PROBLEM DESCRIPTION: In the material below, please retype the lines from the very first through the one with "XAxis, YAxis, ReferenceLine", exactly and without pictures.

TASK INPUTS:
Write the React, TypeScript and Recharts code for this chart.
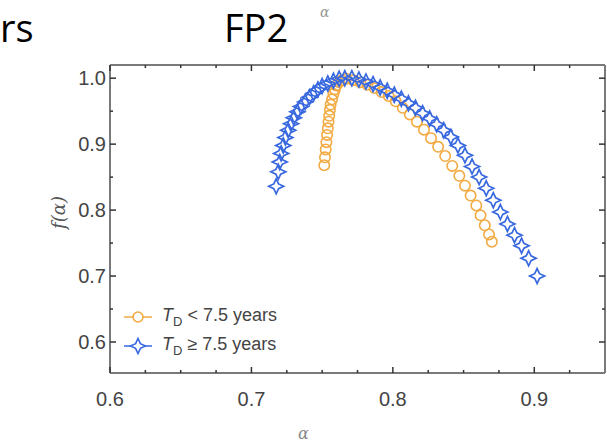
import React from 'react';
import { ScatterChart, Scatter, XAxis, YAxis, ReferenceLine } from 'recharts';

// ---- data ----
const shortX = [0.7515, 0.752, 0.7525, 0.753, 0.7535, 0.754, 0.7545, 0.755, 0.7555, 0.756, 0.757, 0.758, 0.759, 0.760, 0.762, 0.764,
  0.767, 0.772, 0.777, 0.782, 0.787, 0.792, 0.797, 0.802, 0.807, 0.812, 0.817, 0.822, 0.827, 0.832, 0.837, 0.842, 0.847, 0.851, 0.855, 0.859, 0.862, 0.865, 0.868, 0.870];
const shortY = [0.868, 0.880, 0.892, 0.903, 0.914, 0.924, 0.934, 0.943, 0.952, 0.960, 0.968, 0.976, 0.983, 0.989, 0.994, 0.997,
  0.999, 0.997, 0.994, 0.990, 0.985, 0.979, 0.973, 0.965, 0.955, 0.945, 0.934, 0.922, 0.909, 0.896, 0.882, 0.867, 0.852, 0.837, 0.822, 0.807, 0.792, 0.777, 0.763, 0.752];

const longX = [0.7175, 0.719, 0.720, 0.721, 0.7225, 0.724, 0.726, 0.728, 0.730, 0.7325, 0.735, 0.738, 0.741, 0.744, 0.747, 0.750, 0.754, 0.758, 0.762, 0.766, 0.771,
  0.776, 0.781, 0.786, 0.791, 0.796, 0.801, 0.806, 0.811, 0.816, 0.821, 0.826, 0.831, 0.836, 0.841, 0.846, 0.851, 0.856, 0.861, 0.866, 0.871, 0.876, 0.881, 0.886, 0.891, 0.896, 0.902];
const longY = [0.836, 0.858, 0.873, 0.886, 0.898, 0.910, 0.921, 0.931, 0.940, 0.949, 0.957, 0.964, 0.971, 0.977, 0.983, 0.988, 0.992, 0.996, 0.999, 1.0, 1.0,
  0.998, 0.995, 0.991, 0.986, 0.981, 0.975, 0.969, 0.962, 0.955, 0.947, 0.939, 0.930, 0.921, 0.911, 0.898, 0.883, 0.866, 0.850, 0.833, 0.815, 0.797, 0.779, 0.762, 0.746, 0.727, 0.700];

const xTicks = [0.6, 0.625, 0.65, 0.675, 0.7, 0.725, 0.75, 0.775, 0.8, 0.825, 0.85, 0.875, 0.9, 0.925];
const xMajor = [0.6, 0.7, 0.8, 0.9];
const yTicks = [0.6, 0.65, 0.7, 0.75, 0.8, 0.85, 0.9, 0.95, 1.0];
const yMajor = [0.6, 0.7, 0.8, 0.9, 1.0];
const X_DOMAIN = [0.6, 0.95];
const Y_DOMAIN = [0.553, 1.02];

const seriesNames = ['T_D < 7.5 years', 'T_D ≥ 7.5 years'];
const seriesRest = [' < 7.5 years', ' ≥ 7.5 years'];

const shortData = shortX.map((x, i) => ({ x, y: shortY[i] }));
const longData = longX.map((x, i) => ({ x, y: longY[i] }));

// ---- styles ----
const ORANGE = '#f2aa42';
const BLUE = '#3868e0';
const AXIS = '#7a7a7a';
const PLOT_W = 495;
const PLOT_H = 308;
const tickFont = '"Liberation Sans", Arial, sans-serif';

const isMajor = (v: number, arr: number[]) => arr.some((m) => Math.abs(m - v) < 1e-6);

const XTick = (props: any) => {
  const { x, y, payload } = props;
  const major = isMajor(payload.value, xMajor);
  const len = major ? 6 : 3;
  return (
    <g>
      <line x1={x} y1={y} x2={x} y2={y - len} stroke="#333" strokeWidth={1.5} />
      <line x1={x} y1={y - PLOT_H} x2={x} y2={y - PLOT_H + len} stroke="#333" strokeWidth={1.5} />
      {major && (
        <text x={x} y={y + 33} textAnchor="middle" fontFamily={tickFont} fontSize={20} fill="#444">
          {payload.value.toFixed(1)}
        </text>
      )}
    </g>
  );
};

const YTick = (props: any) => {
  const { x, y, payload } = props;
  const major = isMajor(payload.value, yMajor);
  const len = major ? 6 : 3;
  return (
    <g>
      <line x1={x} y1={y} x2={x + len} y2={y} stroke="#333" strokeWidth={1.5} />
      <line x1={x + PLOT_W} y1={y} x2={x + PLOT_W - len} y2={y} stroke="#333" strokeWidth={1.5} />
      {major && (
        <text x={x - 4} y={y + 7} textAnchor="end" fontFamily={tickFont} fontSize={20} fill="#444">
          {payload.value.toFixed(1)}
        </text>
      )}
    </g>
  );
};

const Circle = (props: any) => {
  const { cx, cy } = props;
  if (cx == null || cy == null) return null;
  return <circle cx={cx} cy={cy} r={5.2} fill="none" stroke={ORANGE} strokeWidth={1.6} />;
};

const starPath = (cx: number, cy: number, r: number) => {
  const a = r * 0.32;
  return `M${cx},${cy - r} L${cx + a},${cy - a} L${cx + r},${cy} L${cx + a},${cy + a} L${cx},${cy + r} L${cx - a},${cy + a} L${cx - r},${cy} L${cx - a},${cy - a} Z`;
};

const Star = (props: any) => {
  const { cx, cy } = props;
  if (cx == null || cy == null) return null;
  return <path d={starPath(cx, cy, 7.5)} fill="none" stroke={BLUE} strokeWidth={1.7} />;
};

const LegendBox = () => {
  const colors = [ORANGE, BLUE];
  return (
    <div style={{ position: 'absolute', left: 120, top: 302, fontFamily: tickFont, fontSize: 18, color: '#444' }}>
      {seriesRest.map((rest, i) => (
        <div key={i} style={{ display: 'flex', alignItems: 'center', height: 29 }}>
          <svg width={36} height={20} style={{ marginRight: 6 }}>
            <line x1={4} y1={10} x2={32} y2={10} stroke={colors[i]} strokeWidth={1.5} />
            {i === 0 ? (
              <circle cx={18} cy={10} r={5} fill="#fff" stroke={ORANGE} strokeWidth={1.6} />
            ) : (
              <path d={starPath(18, 10, 7.5)} fill="#fff" stroke={BLUE} strokeWidth={1.6} />
            )}
          </svg>
          <span>
            <i>T</i>
            <sub style={{ fontSize: 13 }}>D</sub>
            {rest}
          </span>
        </div>
      ))}
    </div>
  );
};

export default function App() {
  return (
    <div style={{ position: 'absolute', left: 0, top: 0, width: 607, height: 445, background: '#fff', overflow: 'hidden' }}>
      <div style={{ position: 'absolute', left: 0, top: 8, fontFamily: '"Open Sans", sans-serif', fontSize: 38, color: '#000', lineHeight: 1 }}>rs</div>
      <div style={{ position: 'absolute', left: 224, top: 8, fontFamily: '"Open Sans", sans-serif', fontSize: 38, color: '#000', lineHeight: 1 }}>FP2</div>
      <div style={{ position: 'absolute', left: 320, top: 4, fontFamily: '"DejaVu Serif", serif', fontStyle: 'italic', fontSize: 14, color: '#999' }}>α</div>
      <div style={{ position: 'absolute', left: 298, top: 424, fontFamily: '"DejaVu Serif", serif', fontStyle: 'italic', fontSize: 16, color: '#888' }}>α</div>
      <div style={{ position: 'absolute', left: 42, top: 202, transform: 'rotate(-90deg)', fontFamily: '"DejaVu Serif", serif', fontStyle: 'italic', fontSize: 18, color: '#555' }}>f(α)</div>
      <ScatterChart width={607} height={445} margin={{ top: 65, right: 2, bottom: 0, left: 0 }} style={{ position: 'absolute', left: 0, top: 0 }}>
        <XAxis
          type="number"
          dataKey="x"
          domain={X_DOMAIN}
          ticks={xTicks}
          allowDataOverflow
          height={72}
          tickSize={0}
          tickMargin={0}
          tickLine={false}
          axisLine={{ stroke: AXIS, strokeWidth: 2 }}
          tick={<XTick />}
          interval={0}
        />
        <YAxis
          type="number"
          dataKey="y"
          domain={Y_DOMAIN}
          ticks={yTicks}
          allowDataOverflow
          width={110}
          tickSize={0}
          tickMargin={0}
          tickLine={false}
          axisLine={{ stroke: AXIS, strokeWidth: 2 }}
          tick={<YTick />}
          interval={0}
        />
        <ReferenceLine y={Y_DOMAIN[1]} stroke={AXIS} strokeWidth={2} />
        <ReferenceLine x={X_DOMAIN[1]} stroke={AXIS} strokeWidth={2} />
        <Scatter name={seriesNames[0]} data={shortData} shape={<Circle />} isAnimationActive={false} />
        <Scatter name={seriesNames[1]} data={longData} shape={<Star />} isAnimationActive={false} />
      </ScatterChart>
      <LegendBox />
    </div>
  );
}
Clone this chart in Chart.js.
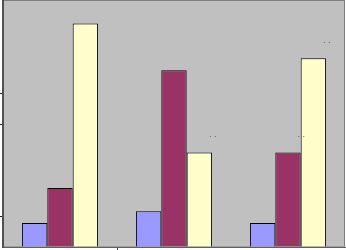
<!DOCTYPE html>
<html>
<head>
<meta charset="utf-8">
<script src="https://cdn.jsdelivr.net/npm/chart.js@4/dist/chart.umd.min.js"></script>
<style>
  html, body { margin: 0; padding: 0; background: #fff; }
  #wrap { width: 346px; height: 250px; }
</style>
</head>
<body>
<div id="wrap"><canvas id="myChart"></canvas></div>
<script>
// values (axis runs 0..8)
let categories = ["1", "2", "3"];
let seriesA = [0.78, 1.16, 0.78];
let seriesB = [1.92, 5.75, 3.07];
let seriesC = [7.27, 3.07, 6.14];
let yTicksShown = [1, 4, 5];
// bars that carry a tiny (unreadable) label above them: [dataset, index]
let labelled = [[2, 1], [1, 2], [2, 2]];

const plotBg = {
    id: 'plotBg',
    beforeDraw(chart) {
        const { ctx, chartArea: a } = chart;
        ctx.save();
        ctx.fillStyle = '#C0C0C0';
        ctx.fillRect(a.left, a.top, a.right - a.left, a.bottom - a.top);
        ctx.strokeStyle = '#808080';
        ctx.lineWidth = 1;
        ctx.strokeRect(a.left + 0.5, a.top - 0.5, a.right - a.left - 1, a.bottom - a.top + 0.5);
        ctx.restore();
    }
};

const tinyLabels = {
    id: 'tinyLabels',
    afterDatasetsDraw(chart) {
        const ctx = chart.ctx;
        ctx.save();
        ctx.fillStyle = '#555';
        ctx.font = '8px "DejaVu Sans"';
        ctx.textBaseline = 'alphabetic';
        labelled.forEach(([d, i]) => {
            const bar = chart.getDatasetMeta(d).data[i];
            ctx.fillText('. .', bar.x + 9.5, bar.y - 15.5);
        });
        ctx.restore();
    }
};

new Chart("myChart", {
    type: "bar",
    data: {
        labels: categories,
        datasets: [
            { data: seriesA, backgroundColor: '#9999FF', borderColor: '#000', borderWidth: 1 },
            { data: seriesB, backgroundColor: '#993366', borderColor: '#000', borderWidth: 1 },
            { data: seriesC, backgroundColor: '#FFFFCC', borderColor: '#000', borderWidth: 1 }
        ]
    },
    options: {
        responsive: true,
        maintainAspectRatio: false,
        animation: false,
        layout: { padding: { top: 1, right: 1, left: 0, bottom: 0 } },
        plugins: { legend: { display: false }, tooltip: { enabled: false } },
        datasets: { bar: { categoryPercentage: 0.668, barPercentage: 1 } },
        scales: {
            x: {
                ticks: { display: false },
                grid: {
                    drawOnChartArea: false,
                    tickLength: 3,
                    tickColor: c => c.index === 1 ? '#404040' : 'rgba(0,0,0,0)'
                },
                border: { color: '#606060', width: 1 }
            },
            y: {
                min: 0,
                max: 8,
                ticks: { display: false, stepSize: 1 },
                grid: {
                    drawOnChartArea: false,
                    tickLength: 3,
                    tickColor: c => (c.tick && yTicksShown.includes(c.tick.value)) ? '#202020' : 'rgba(0,0,0,0)'
                },
                border: { color: '#505050', width: 2 }
            }
        }
    },
    plugins: [plotBg, tinyLabels]
});
</script>
</body>
</html>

RESULT FOR THIS TASK:
Write the React, TypeScript and Recharts code for this chart.
import React from 'react';
import { ScatterChart, Scatter, XAxis, YAxis, ReferenceLine } from 'recharts';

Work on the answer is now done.